2017 Mortgage Rates Are Expected to Stay in the 4% Range

January 31, 2017 No Comments »
2017 Mortgage Rates Are Expected to Stay in the 4% Range

Before you panic, take comfort in the fact that mortgage rates probably won’t do too much in 2017, just as they haven’t in recent years, despite stark predictions telling us otherwise.

I went ahead and compiled the 2017 mortgage rate forecasts of Fannie Mae, Freddie Mac, the Mortgage Bankers Association, and the National Association of Realtors to determine what we might expect this year.

Interestingly, these four groups all seemed to get a bit more conservative this year, perhaps learning from past mistakes when they made much bolder predictions.

Well, aside from Fannie Mae, which seemed to get it right last year while the other three had called for 30-year fixed rates closer to 5% to close out 2016.

Fannie predicted a rate of 4.1% to end the year, which is pretty darn close to where we’re at today.

As it stands now, the 30-year fixed is averaging around 4.19%, this according to the weekly survey from Freddie Mac.

The good news is all four of the forecasts expect the 30-year to stay within the 4% realm throughout 2017, and in fact, in 2018 as well.

The only thing we have to worry about is them being wrong again, though this time they could prove to be too modest, only for us to be unpleasantly surprised to the upside.

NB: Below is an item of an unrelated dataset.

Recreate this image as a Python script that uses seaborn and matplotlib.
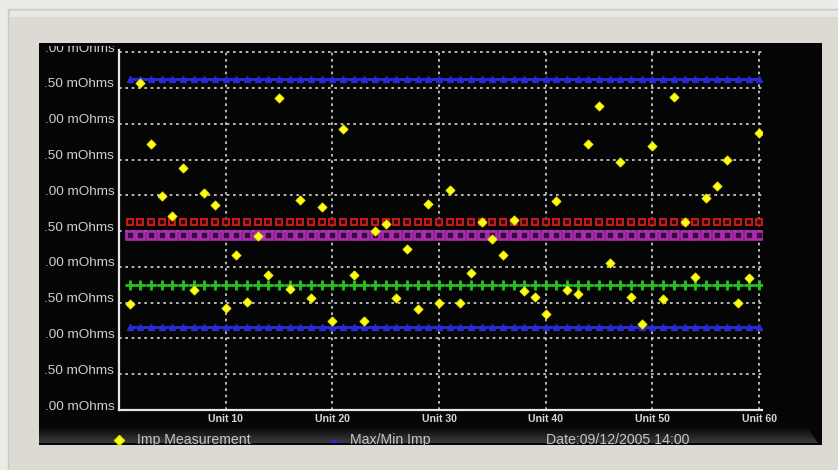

In any case, there’s a good chance we’ll see some choppiness in 2017, so it’ll be important to stay on top of rate movement to ensure you lock at the right time.

2017 Mortgage Rate Prediction from Fannie Mae

Fannie Mae got it the closest last year, so let’s see how they think 2017 will shape up.

First quarter 2017: 4.2%
Second quarter 2017: 4.2%
Third quarter 2017: 4.2%
Fourth quarter 2017: 4.3%

As you can see, Fannie Mae is forecasting flat mortgage rates this year, with a tiny bit of movement in the fourth quarter. If they’re right again, refi volume will defy expectations (again) and those purchasing homes will continue to benefit from very low rates.

Their 2018 forecast calls for a slight bump to 4.3%.

2017 Mortgage Rate Prediction from Freddie Mac

Freddie Mac is playing it safe this year after predicting a 4.7% 30-year fixed to close out 2016.

First quarter 2017: 4.2%
Second quarter 2017: 4.2%
Third quarter 2017: 4.2%
Fourth quarter 2017: 4.2%

Now they expect the 30-year fixed to completely flat-line at 4.2% throughout the year, though there will obviously be ups and downs along the way.

Their 2018 forecast is a slightly higher 4.5%.

2017 Mortgage Rate Prediction from the MBA

The Mortgage Bankers Association is the most daring of the predictors this year, calling for a 30-year fixed at 4.7% by December 2017.

First quarter 2017: 4.3%
Second quarter 2017: 4.4%
Third quarter 2017: 4.6%
Fourth quarter 2017: 4.7%

Ironically, this is lower than the 4.8% rate they expected at the end of 2016…

Their 2018 forecast keeps the 30-year fixed just under 5%, at 4.9%.

2017 Mortgage Rate Prediction from the NAR

Finally, we have the National Association of Realtors, who expect fairly tame mortgage rate movement this year.

First quarter 2017: 4.1%
Second quarter 2017: 4.3%
Third quarter 2017: 4.4%
Fourth quarter 2017: 4.6%

They don’t see rates moving more than .50% from now until the end of the year, which is great for those looking to get a hold of a low rate before “it’s too late.”

Their 2018 forecast is also pretty favorable, with the 30-year only expected to average 4.8%.

So, there you have it. The 2017 forecasts are in and they don’t look half bad, assuming you like low interest rates.

The big question is if, after being mostly wrong year after year, they’ve made adjustments that could come back to bite them.

But with plenty of uncertainty still in the air, there’s a good chance mortgage rates won’t make any decisive moves this year, meaning opportunity will continue to present itself.

It’s also an inauguration year, which could be good news for mortgage rates.

Bonus: Redfin, which just launched a mortgage company, expects the 30-year fixed to go “no higher than 4.3 percent” this year, which is in line with some of the other predictions.